What the exercise asks ▸ Output every record word for word.

──────

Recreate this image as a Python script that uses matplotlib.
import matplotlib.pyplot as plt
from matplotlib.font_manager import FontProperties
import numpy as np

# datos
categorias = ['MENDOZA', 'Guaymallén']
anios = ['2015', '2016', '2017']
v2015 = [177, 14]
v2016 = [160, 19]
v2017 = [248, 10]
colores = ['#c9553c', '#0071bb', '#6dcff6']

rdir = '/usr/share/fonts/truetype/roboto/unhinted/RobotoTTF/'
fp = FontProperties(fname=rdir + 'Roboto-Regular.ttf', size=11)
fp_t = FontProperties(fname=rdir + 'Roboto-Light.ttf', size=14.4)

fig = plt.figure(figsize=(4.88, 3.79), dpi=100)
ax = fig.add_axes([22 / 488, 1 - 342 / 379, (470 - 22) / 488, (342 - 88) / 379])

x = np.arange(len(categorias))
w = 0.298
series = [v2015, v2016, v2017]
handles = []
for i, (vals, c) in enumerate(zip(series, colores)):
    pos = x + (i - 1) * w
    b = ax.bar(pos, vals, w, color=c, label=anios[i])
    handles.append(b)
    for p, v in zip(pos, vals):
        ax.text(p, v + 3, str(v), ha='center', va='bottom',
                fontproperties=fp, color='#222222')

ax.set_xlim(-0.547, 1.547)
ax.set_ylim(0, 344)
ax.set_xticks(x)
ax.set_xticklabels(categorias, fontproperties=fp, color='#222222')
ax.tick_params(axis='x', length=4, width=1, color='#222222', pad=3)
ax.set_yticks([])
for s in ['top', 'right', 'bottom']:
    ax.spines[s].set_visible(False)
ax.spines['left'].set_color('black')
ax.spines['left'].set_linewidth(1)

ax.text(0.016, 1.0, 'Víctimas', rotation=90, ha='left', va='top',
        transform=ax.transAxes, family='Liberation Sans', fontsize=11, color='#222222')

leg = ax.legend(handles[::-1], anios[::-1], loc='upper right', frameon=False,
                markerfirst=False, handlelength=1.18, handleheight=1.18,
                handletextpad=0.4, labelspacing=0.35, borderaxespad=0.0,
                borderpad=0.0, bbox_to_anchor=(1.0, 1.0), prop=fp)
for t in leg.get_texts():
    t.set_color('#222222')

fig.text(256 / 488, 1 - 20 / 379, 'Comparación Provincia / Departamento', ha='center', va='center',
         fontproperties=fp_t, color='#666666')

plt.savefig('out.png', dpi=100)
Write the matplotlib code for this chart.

──────

Task answer ▸
Recreate this image as a Python script that uses matplotlib.
import matplotlib.pyplot as plt
from matplotlib.font_manager import FontProperties
import numpy as np

# datos
categorias = ['MENDOZA', 'Guaymallén']
anios = ['2015', '2016', '2017']
v2015 = [177, 14]
v2016 = [160, 19]
v2017 = [248, 10]
colores = ['#c9553c', '#0071bb', '#6dcff6']

rdir = '/usr/share/fonts/truetype/roboto/unhinted/RobotoTTF/'
fp = FontProperties(fname=rdir + 'Roboto-Regular.ttf', size=11)
fp_t = FontProperties(fname=rdir + 'Roboto-Light.ttf', size=14.4)

fig = plt.figure(figsize=(4.88, 3.79), dpi=100)
ax = fig.add_axes([22 / 488, 1 - 342 / 379, (470 - 22) / 488, (342 - 88) / 379])

x = np.arange(len(categorias))
w = 0.298
series = [v2015, v2016, v2017]
handles = []
for i, (vals, c) in enumerate(zip(series, colores)):
    pos = x + (i - 1) * w
    b = ax.bar(pos, vals, w, color=c, label=anios[i])
    handles.append(b)
    for p, v in zip(pos, vals):
        ax.text(p, v + 3, str(v), ha='center', va='bottom',
                fontproperties=fp, color='#222222')

ax.set_xlim(-0.547, 1.547)
ax.set_ylim(0, 344)
ax.set_xticks(x)
ax.set_xticklabels(categorias, fontproperties=fp, color='#222222')
ax.tick_params(axis='x', length=4, width=1, color='#222222', pad=3)
ax.set_yticks([])
for s in ['top', 'right', 'bottom']:
    ax.spines[s].set_visible(False)
ax.spines['left'].set_color('black')
ax.spines['left'].set_linewidth(1)

ax.text(0.016, 1.0, 'Víctimas', rotation=90, ha='left', va='top',
        transform=ax.transAxes, family='Liberation Sans', fontsize=11, color='#222222')

leg = ax.legend(handles[::-1], anios[::-1], loc='upper right', frameon=False,
                markerfirst=False, handlelength=1.18, handleheight=1.18,
                handletextpad=0.4, labelspacing=0.35, borderaxespad=0.0,
                borderpad=0.0, bbox_to_anchor=(1.0, 1.0), prop=fp)
for t in leg.get_texts():
    t.set_color('#222222')

fig.text(256 / 488, 1 - 20 / 379, 'Comparación Provincia / Departamento', ha='center', va='center',
         fontproperties=fp_t, color='#666666')

plt.savefig('out.png', dpi=100)
Write the matplotlib code for this chart.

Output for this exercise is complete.